— start —

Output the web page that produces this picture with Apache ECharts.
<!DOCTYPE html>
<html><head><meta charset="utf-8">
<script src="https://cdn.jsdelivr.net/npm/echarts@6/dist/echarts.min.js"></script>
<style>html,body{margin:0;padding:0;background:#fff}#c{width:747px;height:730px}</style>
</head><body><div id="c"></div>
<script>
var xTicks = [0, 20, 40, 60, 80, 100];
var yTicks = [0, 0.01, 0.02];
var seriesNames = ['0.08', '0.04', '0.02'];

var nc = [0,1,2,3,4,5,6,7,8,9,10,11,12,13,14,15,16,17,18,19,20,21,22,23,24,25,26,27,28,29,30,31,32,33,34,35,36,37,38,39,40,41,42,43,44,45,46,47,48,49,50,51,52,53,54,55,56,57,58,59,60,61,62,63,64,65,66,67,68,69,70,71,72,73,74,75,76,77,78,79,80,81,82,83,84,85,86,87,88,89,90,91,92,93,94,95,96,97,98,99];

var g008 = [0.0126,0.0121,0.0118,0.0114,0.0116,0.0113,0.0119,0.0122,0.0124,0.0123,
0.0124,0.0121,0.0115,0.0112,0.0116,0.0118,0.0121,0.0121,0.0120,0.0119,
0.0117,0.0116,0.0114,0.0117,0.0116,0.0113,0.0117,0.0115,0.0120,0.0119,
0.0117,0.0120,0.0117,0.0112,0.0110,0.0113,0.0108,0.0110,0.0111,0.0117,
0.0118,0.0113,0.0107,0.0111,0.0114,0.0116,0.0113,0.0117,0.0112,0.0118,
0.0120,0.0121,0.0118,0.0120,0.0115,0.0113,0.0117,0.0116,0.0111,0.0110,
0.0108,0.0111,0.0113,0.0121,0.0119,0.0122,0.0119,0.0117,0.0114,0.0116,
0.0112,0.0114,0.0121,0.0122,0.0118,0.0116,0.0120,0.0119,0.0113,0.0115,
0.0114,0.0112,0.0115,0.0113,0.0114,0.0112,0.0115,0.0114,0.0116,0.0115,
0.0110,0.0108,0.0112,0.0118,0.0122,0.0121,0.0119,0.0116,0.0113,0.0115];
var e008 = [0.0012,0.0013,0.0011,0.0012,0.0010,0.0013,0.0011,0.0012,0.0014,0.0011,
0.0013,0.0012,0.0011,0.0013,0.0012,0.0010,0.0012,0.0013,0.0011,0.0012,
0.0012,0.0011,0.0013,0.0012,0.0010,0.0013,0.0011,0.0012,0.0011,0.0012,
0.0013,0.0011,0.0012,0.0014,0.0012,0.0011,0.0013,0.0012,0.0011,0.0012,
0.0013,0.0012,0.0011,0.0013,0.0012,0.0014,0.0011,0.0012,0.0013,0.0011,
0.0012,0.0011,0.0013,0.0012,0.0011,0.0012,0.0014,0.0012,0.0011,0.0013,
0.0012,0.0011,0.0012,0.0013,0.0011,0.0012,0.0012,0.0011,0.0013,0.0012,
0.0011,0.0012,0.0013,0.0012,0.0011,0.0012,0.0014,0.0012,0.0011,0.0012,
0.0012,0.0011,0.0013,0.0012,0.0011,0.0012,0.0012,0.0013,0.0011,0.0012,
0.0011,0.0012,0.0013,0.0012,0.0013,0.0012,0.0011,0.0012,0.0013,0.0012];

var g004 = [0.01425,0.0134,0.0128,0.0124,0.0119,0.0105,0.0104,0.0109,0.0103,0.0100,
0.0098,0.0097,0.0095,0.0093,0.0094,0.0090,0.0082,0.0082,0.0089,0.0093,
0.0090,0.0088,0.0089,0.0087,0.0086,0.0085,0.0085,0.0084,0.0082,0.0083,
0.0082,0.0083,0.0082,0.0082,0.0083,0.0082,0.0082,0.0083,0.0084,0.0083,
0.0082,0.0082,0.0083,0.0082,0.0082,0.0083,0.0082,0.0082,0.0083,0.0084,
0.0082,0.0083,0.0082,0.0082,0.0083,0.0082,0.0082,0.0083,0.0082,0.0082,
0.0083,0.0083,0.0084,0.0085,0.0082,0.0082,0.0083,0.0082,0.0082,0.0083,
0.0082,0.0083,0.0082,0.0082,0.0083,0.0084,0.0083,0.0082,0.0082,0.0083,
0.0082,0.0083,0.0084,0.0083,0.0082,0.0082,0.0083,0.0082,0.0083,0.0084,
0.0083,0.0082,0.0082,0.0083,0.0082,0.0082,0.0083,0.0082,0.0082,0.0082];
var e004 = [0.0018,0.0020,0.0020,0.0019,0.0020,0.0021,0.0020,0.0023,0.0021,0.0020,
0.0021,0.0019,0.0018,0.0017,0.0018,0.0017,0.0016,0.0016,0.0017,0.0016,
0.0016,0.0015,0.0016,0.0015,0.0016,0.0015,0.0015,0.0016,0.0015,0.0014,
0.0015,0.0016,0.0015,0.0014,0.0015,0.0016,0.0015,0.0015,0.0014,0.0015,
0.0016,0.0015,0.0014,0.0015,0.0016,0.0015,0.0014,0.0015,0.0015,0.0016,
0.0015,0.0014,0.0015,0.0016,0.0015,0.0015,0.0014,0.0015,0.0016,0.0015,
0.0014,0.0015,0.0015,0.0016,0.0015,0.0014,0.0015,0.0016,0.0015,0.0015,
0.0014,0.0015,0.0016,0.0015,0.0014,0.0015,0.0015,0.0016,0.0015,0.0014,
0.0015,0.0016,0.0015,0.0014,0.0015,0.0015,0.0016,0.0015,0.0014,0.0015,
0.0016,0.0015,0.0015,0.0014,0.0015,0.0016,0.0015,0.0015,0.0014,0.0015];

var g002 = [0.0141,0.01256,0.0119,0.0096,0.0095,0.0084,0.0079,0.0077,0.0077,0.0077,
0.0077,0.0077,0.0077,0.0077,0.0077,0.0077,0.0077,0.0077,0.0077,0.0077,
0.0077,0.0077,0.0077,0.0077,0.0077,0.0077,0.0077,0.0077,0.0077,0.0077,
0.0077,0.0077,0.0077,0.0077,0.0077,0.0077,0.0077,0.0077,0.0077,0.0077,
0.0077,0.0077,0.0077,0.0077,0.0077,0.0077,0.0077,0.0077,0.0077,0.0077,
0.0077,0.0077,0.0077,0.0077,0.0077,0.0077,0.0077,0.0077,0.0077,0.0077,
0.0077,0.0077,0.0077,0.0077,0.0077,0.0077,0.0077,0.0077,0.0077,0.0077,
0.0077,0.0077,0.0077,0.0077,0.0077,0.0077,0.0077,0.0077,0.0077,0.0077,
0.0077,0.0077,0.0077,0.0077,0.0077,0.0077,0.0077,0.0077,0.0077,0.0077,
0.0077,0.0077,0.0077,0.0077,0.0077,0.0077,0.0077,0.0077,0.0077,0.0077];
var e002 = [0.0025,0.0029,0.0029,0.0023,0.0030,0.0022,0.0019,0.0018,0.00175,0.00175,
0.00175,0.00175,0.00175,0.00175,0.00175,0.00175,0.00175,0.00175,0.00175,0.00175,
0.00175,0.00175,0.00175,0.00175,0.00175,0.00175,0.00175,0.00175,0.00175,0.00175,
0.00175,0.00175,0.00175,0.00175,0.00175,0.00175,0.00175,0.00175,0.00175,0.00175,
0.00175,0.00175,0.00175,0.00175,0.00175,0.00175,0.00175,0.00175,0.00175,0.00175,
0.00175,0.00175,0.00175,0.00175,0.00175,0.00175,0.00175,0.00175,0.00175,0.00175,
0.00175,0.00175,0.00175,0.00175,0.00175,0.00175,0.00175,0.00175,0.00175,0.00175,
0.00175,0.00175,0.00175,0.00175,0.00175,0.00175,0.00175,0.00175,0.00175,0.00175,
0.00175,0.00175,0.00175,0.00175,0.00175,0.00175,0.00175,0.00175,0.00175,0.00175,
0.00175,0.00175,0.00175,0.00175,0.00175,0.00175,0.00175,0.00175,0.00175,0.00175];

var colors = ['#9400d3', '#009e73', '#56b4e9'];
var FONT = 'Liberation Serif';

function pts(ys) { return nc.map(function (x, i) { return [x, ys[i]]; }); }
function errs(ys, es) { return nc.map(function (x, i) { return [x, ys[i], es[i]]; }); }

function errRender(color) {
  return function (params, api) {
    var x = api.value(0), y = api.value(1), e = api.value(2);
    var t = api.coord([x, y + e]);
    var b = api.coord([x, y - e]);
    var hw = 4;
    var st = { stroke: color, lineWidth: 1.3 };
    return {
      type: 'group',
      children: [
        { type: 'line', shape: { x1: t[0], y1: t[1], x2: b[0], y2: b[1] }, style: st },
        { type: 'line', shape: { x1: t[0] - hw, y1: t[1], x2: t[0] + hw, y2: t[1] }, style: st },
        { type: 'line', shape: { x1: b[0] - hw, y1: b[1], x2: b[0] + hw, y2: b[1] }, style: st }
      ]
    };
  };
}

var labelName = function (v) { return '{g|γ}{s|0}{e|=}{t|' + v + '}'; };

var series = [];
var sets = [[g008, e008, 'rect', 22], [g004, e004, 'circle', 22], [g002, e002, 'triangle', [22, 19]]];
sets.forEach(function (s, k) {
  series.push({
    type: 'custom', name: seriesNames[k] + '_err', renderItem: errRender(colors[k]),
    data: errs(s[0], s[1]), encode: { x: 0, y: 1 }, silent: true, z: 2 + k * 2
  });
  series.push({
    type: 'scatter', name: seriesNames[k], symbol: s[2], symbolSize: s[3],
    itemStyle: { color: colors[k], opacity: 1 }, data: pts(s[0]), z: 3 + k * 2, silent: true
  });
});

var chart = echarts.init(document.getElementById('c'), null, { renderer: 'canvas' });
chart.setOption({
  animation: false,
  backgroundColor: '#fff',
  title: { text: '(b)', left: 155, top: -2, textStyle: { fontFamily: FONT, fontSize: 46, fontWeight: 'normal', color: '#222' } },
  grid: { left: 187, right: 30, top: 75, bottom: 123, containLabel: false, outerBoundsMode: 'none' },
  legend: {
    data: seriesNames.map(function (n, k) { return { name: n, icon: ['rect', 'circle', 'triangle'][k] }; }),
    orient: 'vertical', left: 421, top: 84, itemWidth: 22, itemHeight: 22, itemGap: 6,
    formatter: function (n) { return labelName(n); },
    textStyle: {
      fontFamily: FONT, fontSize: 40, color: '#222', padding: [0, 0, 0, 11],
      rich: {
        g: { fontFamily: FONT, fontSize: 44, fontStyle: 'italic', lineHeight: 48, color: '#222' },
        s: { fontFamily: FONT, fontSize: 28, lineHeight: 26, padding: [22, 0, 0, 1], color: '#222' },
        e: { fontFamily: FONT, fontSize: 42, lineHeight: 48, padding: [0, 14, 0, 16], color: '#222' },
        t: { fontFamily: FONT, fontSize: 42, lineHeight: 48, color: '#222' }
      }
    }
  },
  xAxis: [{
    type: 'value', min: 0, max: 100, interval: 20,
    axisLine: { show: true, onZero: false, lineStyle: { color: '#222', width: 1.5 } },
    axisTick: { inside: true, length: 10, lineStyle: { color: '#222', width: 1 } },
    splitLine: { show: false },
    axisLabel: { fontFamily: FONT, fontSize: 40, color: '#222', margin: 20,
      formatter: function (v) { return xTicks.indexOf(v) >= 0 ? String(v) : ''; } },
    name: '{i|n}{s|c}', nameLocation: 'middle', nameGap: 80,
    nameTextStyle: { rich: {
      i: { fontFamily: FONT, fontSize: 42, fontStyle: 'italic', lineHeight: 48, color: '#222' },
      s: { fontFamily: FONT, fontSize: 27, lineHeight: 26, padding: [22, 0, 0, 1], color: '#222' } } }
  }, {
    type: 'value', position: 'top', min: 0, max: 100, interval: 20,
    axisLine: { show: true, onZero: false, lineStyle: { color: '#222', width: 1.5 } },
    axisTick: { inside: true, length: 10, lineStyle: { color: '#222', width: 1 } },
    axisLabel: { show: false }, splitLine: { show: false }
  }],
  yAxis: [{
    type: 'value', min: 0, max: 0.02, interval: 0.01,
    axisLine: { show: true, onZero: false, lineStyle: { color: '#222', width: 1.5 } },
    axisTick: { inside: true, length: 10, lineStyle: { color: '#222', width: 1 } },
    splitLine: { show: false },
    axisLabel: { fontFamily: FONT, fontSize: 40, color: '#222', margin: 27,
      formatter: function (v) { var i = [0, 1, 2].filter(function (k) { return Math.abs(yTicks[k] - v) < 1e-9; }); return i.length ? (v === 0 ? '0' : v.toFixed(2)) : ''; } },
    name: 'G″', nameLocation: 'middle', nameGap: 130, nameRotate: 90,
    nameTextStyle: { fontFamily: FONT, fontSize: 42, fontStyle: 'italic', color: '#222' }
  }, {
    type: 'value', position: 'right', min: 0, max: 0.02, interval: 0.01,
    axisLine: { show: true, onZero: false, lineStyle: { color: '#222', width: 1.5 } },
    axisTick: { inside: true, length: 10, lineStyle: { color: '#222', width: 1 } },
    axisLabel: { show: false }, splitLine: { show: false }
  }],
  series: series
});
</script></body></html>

— end —

▶ WHAT YOU WILL DO
Using the material above, quote the first line and each line after it, stopping at and including the line that holds "var seriesNames = ['0.08', '0.04', '0.02'];".

▶ SOLUTION TO THIS EXERCISE
Output the web page that produces this picture with Apache ECharts.
<!DOCTYPE html>
<html><head><meta charset="utf-8">
<script src="https://cdn.jsdelivr.net/npm/echarts@6/dist/echarts.min.js"></script>
<style>html,body{margin:0;padding:0;background:#fff}#c{width:747px;height:730px}</style>
</head><body><div id="c"></div>
<script>
var xTicks = [0, 20, 40, 60, 80, 100];
var yTicks = [0, 0.01, 0.02];
var seriesNames = ['0.08', '0.04', '0.02'];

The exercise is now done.